I fedelissimi del Dalai Lama nel mirino della Nso

Redazione
22/07/2021

Le utenze di alcuni funzionari del governo tibetano in esilio a Dharamsala sarebbero state infettate dallo spyware israeliano. E i sospetti ricadono sull'India.

I fedelissimi del Dalai Lama nel mirino della Nso

Pegasus non avrebbe lasciato scampo nemmeno all’entourage del Dalai Lama. Secondo gli analisti, infatti, lo spyware israeliano della Nso potrebbe avere infestato alcune utenze di leader buddisti e funzionari del governo tibetano in esilio a Dharamsala, città ai piedi dell’Himalaya indiano che li ospita dal 1959, quando fuggirono dalla repressione cinese.

Lo spionaggio, come riporta il Guardian, sarebbe cominciato alla fine del 2017, quando l’ex presidente Usa Barack Obama incontrò privatamente il Dalai Lama durante un tour all’estero che comprendeva anche tappe in Cina. Tra le utenze attenzionate quella di Tempa Tsering, l’inviato storico del leader spirituale a Delhi, degli assistenti Tenzin Taklha e Chhimey Rigzen, e di Samdhong Rinpoche, il supervisore della selezione del successore del leader buddista.

I sospetti ricadono sul governo indiano

Ma chi avrebbe interesse a spiare se non il Dalai Lama che non usa telefoni personali, i suoi uomini di fiducia? I sospetti ricadono sul governo indiano, cliente della Nso. Il probabile spionaggio confermerebbe la crescente consapevolezza di Delhi circa l’importanza strategica del Tibet, alla luce anche dell’inasprimento dei rapporti con la Cina negli ultimi anni. Non solo. Il Dalai Lama ha 86 anni ed è una figura mediaticamente potentissima a livello mondiale. La sua morte potrebbe provocare una crisi di successione. E infatti il processo di selezione del nuovo leader, che può durare anche alcuni anni, è seguito da vicino dalla Cina. Mentre gli Usa lo scorso anno hanno minacciato sanzioni a qualsiasi governo tenti di influenzarlo. Pechino dal canto suo teme di perdere con un nuovo Dalai Lama la sua presa sul Tibet. Per questo ha rivendicato il diritto esclusivo di controllare il processo di selezione. Un’interferenza che non è sfuggita agli 007 indiani i quali potrebbero aver voluto seguire più da vicino le mosse del Dragone.
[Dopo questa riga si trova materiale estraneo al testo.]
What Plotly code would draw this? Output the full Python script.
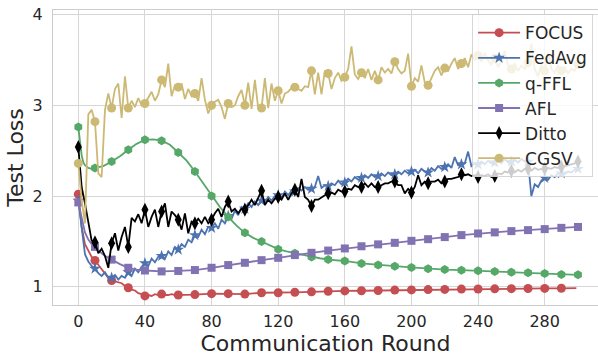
import plotly.graph_objects as go

# ---------------- data ----------------
rounds_2 = list(range(0, 301, 2))

focus_rounds = list(range(0, 61, 2)) + list(range(70, 291, 10)) + [299]
focus_loss = [
    2.02, 1.66, 1.47, 1.40, 1.33, 1.29, 1.24, 1.19, 1.15, 1.10,
    1.07, 1.06, 1.05, 1.04, 1.01, 0.99, 0.97, 0.96, 0.93, 0.92,
    0.90, 0.91, 0.90, 0.92, 0.91, 0.92, 0.91, 0.91, 0.92, 0.91,
    0.91,
    0.915, 0.925, 0.925, 0.92, 0.935, 0.935, 0.94, 0.945, 0.952, 0.955,
    0.957, 0.96, 0.964, 0.966, 0.97, 0.972, 0.975, 0.976, 0.978, 0.98,
    0.982, 0.983, 0.984, 0.985,
]

fedavg_loss = [
    1.95, 1.62, 1.36, 1.28, 1.23, 1.20, 1.15, 1.12, 1.16, 1.10,
    1.10, 1.13, 1.08, 1.12, 1.10, 1.16, 1.12, 1.20, 1.16, 1.22,
    1.26, 1.23, 1.31, 1.27, 1.33, 1.34, 1.31, 1.39, 1.35, 1.44,
    1.41, 1.47, 1.44, 1.52, 1.49, 1.57, 1.55, 1.63, 1.58, 1.66,
    1.65, 1.70, 1.64, 1.74, 1.70, 1.78, 1.75, 1.84, 1.79, 1.88,
    1.86, 1.92, 1.88, 1.94, 1.90, 1.95, 1.93, 1.99, 1.95, 2.00,
    2.01, 1.98, 2.05, 2.01, 2.06, 2.05, 2.09, 2.06, 2.10, 2.07,
    2.08, 2.10, 2.22, 2.09, 2.12, 2.11, 2.14, 2.12, 2.17, 2.13,
    2.15, 2.19, 2.16, 2.21, 2.18, 2.20, 2.23, 2.20, 2.24, 2.21,
    2.22, 2.25, 2.22, 2.26, 2.23, 2.24, 2.27, 2.24, 2.28, 2.25,
    2.27, 2.29, 2.25, 2.30, 2.27, 2.26, 2.31, 2.28, 2.33, 2.30,
    2.32, 2.35, 2.31, 2.43, 2.34, 2.35, 2.36, 2.49, 2.33, 2.36,
    2.35, 2.38, 2.35, 2.39, 2.36, 2.37, 2.40, 2.36, 2.41, 2.37,
    2.38, 2.40, 2.37, 2.41, 2.38, 2.38, 2.00, 2.13, 2.10, 2.17,
    2.20, 2.18, 2.23, 2.21, 2.25, 2.25, 2.24, 2.27, 2.26, 2.29,
    2.30,
]

qffl_rounds = [0, 1, 2, 3, 4, 6, 8, 10] + list(range(15, 151, 5)) + list(range(160, 301, 10))
qffl_loss = [
    2.76, 2.60, 2.45, 2.37, 2.34, 2.31, 2.30, 2.31,
    2.33, 2.38, 2.44, 2.51, 2.575, 2.62, 2.625, 2.61, 2.565, 2.48,
    2.39, 2.27, 2.14, 2.00, 1.88, 1.77, 1.675, 1.595, 1.54, 1.50,
    1.455, 1.415, 1.39, 1.37, 1.35, 1.33, 1.315, 1.30,
    1.285, 1.258, 1.24, 1.228, 1.214, 1.20, 1.19, 1.184, 1.176, 1.17,
    1.162, 1.154, 1.148, 1.137, 1.132,
]

afl_rounds = list(range(0, 21, 2)) + [25, 30, 35, 40] + list(range(50, 301, 10))
afl_loss = [
    1.93, 1.75, 1.60, 1.52, 1.47, 1.44, 1.40, 1.37, 1.34, 1.32, 1.30,
    1.25, 1.21, 1.19, 1.18,
    1.17, 1.175, 1.185, 1.21, 1.24, 1.265, 1.294, 1.32, 1.35, 1.375,
    1.40, 1.423, 1.447, 1.468, 1.485, 1.507, 1.525, 1.548, 1.57, 1.588,
    1.60, 1.614, 1.625, 1.636, 1.65, 1.66,
]

ditto_loss = [
    2.54, 2.10, 1.92, 1.73, 1.51, 1.49, 1.37, 1.42, 1.34, 1.21,
    1.48, 1.59, 1.40, 1.55, 1.66, 1.44, 1.76, 1.72, 1.80, 1.70,
    1.85, 1.66, 1.77, 1.85, 1.66, 1.83, 1.92, 1.66, 1.83, 1.79,
    1.74, 1.63, 1.81, 1.59, 1.72, 1.70, 1.75, 1.70, 1.77, 1.70,
    1.74, 1.81, 1.86, 1.77, 1.88, 1.94, 1.83, 1.86, 1.81, 1.86,
    1.85, 1.90, 1.96, 1.90, 1.99, 2.06, 1.90, 1.96, 1.92, 1.97,
    1.99, 1.96, 2.03, 1.96, 2.03, 2.07, 1.99, 2.19, 1.99, 1.96,
    1.89, 1.96, 1.96, 1.99, 2.01, 2.03, 2.04, 2.02, 2.07, 2.05,
    2.05, 2.08, 2.07, 2.12, 2.10, 2.10, 2.14, 2.10, 2.14, 2.10,
    2.10, 2.12, 2.14, 2.14, 2.16, 2.16, 2.12, 2.12, 2.03, 2.08,
    2.04, 2.10, 2.23, 2.12, 2.16, 2.14, 2.16, 2.16, 2.18, 2.14,
    2.16, 2.19, 2.19, 2.20, 2.21, 2.24, 2.23, 2.24, 2.22, 2.23,
    2.21, 2.23, 2.22, 2.24, 2.21, 2.22, 2.25, 2.24, 2.27, 2.26,
    2.28, 2.26, 2.29, 2.27, 2.30, 2.30, 2.28, 2.31, 2.29, 2.30,
    2.30, 2.31, 2.30, 2.32, 2.31, 2.32, 2.33, 2.34, 2.35, 2.36,
    2.38,
]

cgsv_loss = [
    2.36, 1.95, 1.70, 2.90, 2.95, 2.82, 2.25, 2.21, 2.95, 3.13,
    2.97, 3.18, 3.24, 2.86, 3.32, 2.97, 3.05, 2.98, 3.08, 3.00,
    3.02, 3.08, 3.15, 3.05, 3.12, 3.28, 3.20, 3.46, 3.10, 3.22,
    3.20, 3.24, 3.07, 3.18, 3.10, 3.13, 3.05, 3.30, 3.06, 2.91,
    3.00, 3.04, 3.06, 2.98, 2.85, 3.02, 2.98, 3.00, 3.10, 3.17,
    3.00, 3.25, 2.96, 3.28, 2.97, 2.97, 3.30, 2.97, 3.24, 3.05,
    3.16, 3.02, 3.13, 3.15, 3.19, 3.20, 3.18, 3.16, 3.21, 3.20,
    3.38, 3.12, 3.36, 3.12, 3.38, 3.35, 3.18, 3.30, 3.36, 3.27,
    3.31, 3.40, 3.65, 3.34, 3.29, 3.36, 3.30, 3.40, 3.28, 3.38,
    3.28, 3.42, 3.36, 3.40, 3.35, 3.48, 3.40, 3.35, 3.38, 3.57,
    3.21, 3.30, 3.26, 3.44, 3.25, 3.22, 3.30, 3.38, 3.42, 3.33,
    3.41, 3.38, 3.46, 3.52, 3.40, 3.46, 3.52, 3.42, 3.56, 3.50,
    3.55, 3.48, 3.58, 3.50, 3.45, 3.52, 3.42, 3.48, 3.60, 3.44,
    3.40, 3.46, 3.38, 3.44, 3.40, 3.47, 3.68, 3.40, 3.32, 3.45,
    3.38, 3.58, 3.40, 3.36, 3.44, 3.38, 3.42, 3.35, 3.40, 3.38,
    3.45,
]

x_ticks = [0, 40, 80, 120, 160, 200, 240, 280]
y_ticks = [1, 2, 3, 4]

# name, rounds, values, colour, marker symbol, marker size
series = [
    ("FOCUS", focus_rounds, focus_loss, "#C44E52", "circle", 9),
    ("FedAvg", rounds_2, fedavg_loss, "#4C72B0", "star", 9),
    ("q-FFL", qffl_rounds, qffl_loss, "#55A868", "hexagon", 9),
    ("AFL", afl_rounds, afl_loss, "#8172B2", "square", 8),
    ("Ditto", rounds_2, ditto_loss, "#000000", "diamond-tall", 10),
    ("CGSV", rounds_2, cgsv_loss, "#CCB974", "circle", 9),
]

fig = go.Figure()
for name, xs, ys, color, symbol, msize in series:
    # full curve
    fig.add_trace(go.Scatter(
        x=xs, y=ys, mode="lines", line=dict(color=color, width=1.8),
        showlegend=False, hoverinfo="skip"))
    # markers every 10 rounds
    mx = [x for x in xs if x % 10 == 0]
    my = [y for x, y in zip(xs, ys) if x % 10 == 0]
    fig.add_trace(go.Scatter(
        x=mx, y=my, mode="markers",
        marker=dict(color=color, symbol=symbol, size=msize, line=dict(width=0)),
        showlegend=False, hoverinfo="skip"))
    # legend entry
    fig.add_trace(go.Scatter(
        x=[None], y=[None], mode="lines+markers", name=name,
        line=dict(color=color, width=1.8),
        marker=dict(color=color, symbol=symbol, size=msize, line=dict(width=0))))

axis_common = dict(
    showgrid=True, gridcolor="#d6d6d6", gridwidth=1,
    showline=True, linecolor="#cccccc", linewidth=1.2, mirror=True,
    zeroline=False, ticks="outside", tickcolor="rgba(0,0,0,0)",
    tickfont=dict(family="DejaVu Sans", size=16, color="#262626"),
)

fig.update_layout(
    width=598, height=356,
    margin=dict(l=53, r=0, t=10, b=51),
    paper_bgcolor="white", plot_bgcolor="white",
    font=dict(family="DejaVu Sans", color="#262626"),
    xaxis=dict(range=[-15.2, 312], tickvals=x_ticks, ticklen=2,
               title=dict(text="Communication Round", font=dict(size=22), standoff=6),
               **axis_common),
    yaxis=dict(range=[0.80, 4.05], tickvals=y_ticks, ticklen=6,
               title=dict(text="Test Loss", font=dict(size=22), standoff=2),
               **axis_common),
    legend=dict(x=0.769, y=0.986, xanchor="left", yanchor="top",
                bgcolor="rgba(255,255,255,0.8)", bordercolor="rgba(204,204,204,0.8)",
                borderwidth=1, font=dict(size=17, color="#262626"),
                itemwidth=42, tracegroupgap=0),
)

fig.write_html("out.html")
L’India vuole evitare un rientro del Dalai Lama in Tibet

I motivi del possibile spionaggio però potrebbero anche essere diversi. «L’India vuole assicurarsi che i tibetani non raggiungano un accordo con i cinesi che implichi il ritorno del Dalai Lama in Tibet», ha detto al Guardian un ex membro dello staff del governo in esilio che ha chiesto l’anonimato. Delhi potrebbe anche voler monitorare i continui contatti informali tra funzionari cinesi e leader tibetani. Lo stesso Dalai Lama ha rivelato due anni fa che l’India aveva posto il veto ai suoi piani per cercare di incontrare Xi Jinping quando il presidente cinese ha visitato l’India nel 2014 (tra l’altro proprio il 23 luglio il leader cinese ha compiuto la sua prima visita a Lhasa, in Tibet, quando è a capo della Repubblica popolare, riaffermando il controllo di Pechino sulla regione). «Il Dalai Lama ha affermato più volte di mantenere legami con la leadership cinese attraverso “vecchi amici”», ha aggiunto la fonte. «L’India è consapevole di questo e vuole assicurarsi che non vengano stretti accordi a sua insaputa». Insomma nonostante l’India sostenga ufficialmente i negoziati sullo status del Tibet, in realtà sta osteggiando la cosiddetta via di mezzo del Dalai Lama che consiste in una soluzione che prevede la sovranità cinese sul Tibet e il riconoscimento da parte di Pechino di una significativa autonomia alla provincia. Oppure, più banalmente, l’India sa che il Dalai Lama riceve regolarmente capi di Stato e di governo da tutto il mondo. Delhi potrebbe aver voluto avere accesso alle conversazioni. A sostenerlo è Robert Barnett, ex direttore del programma di studi sul Tibet presso la Columbia University che aggiunge: «Forse, il Dalai Lama sta chiedendo loro asilo? Un motivo di preoccupazione non da poco per Delhi».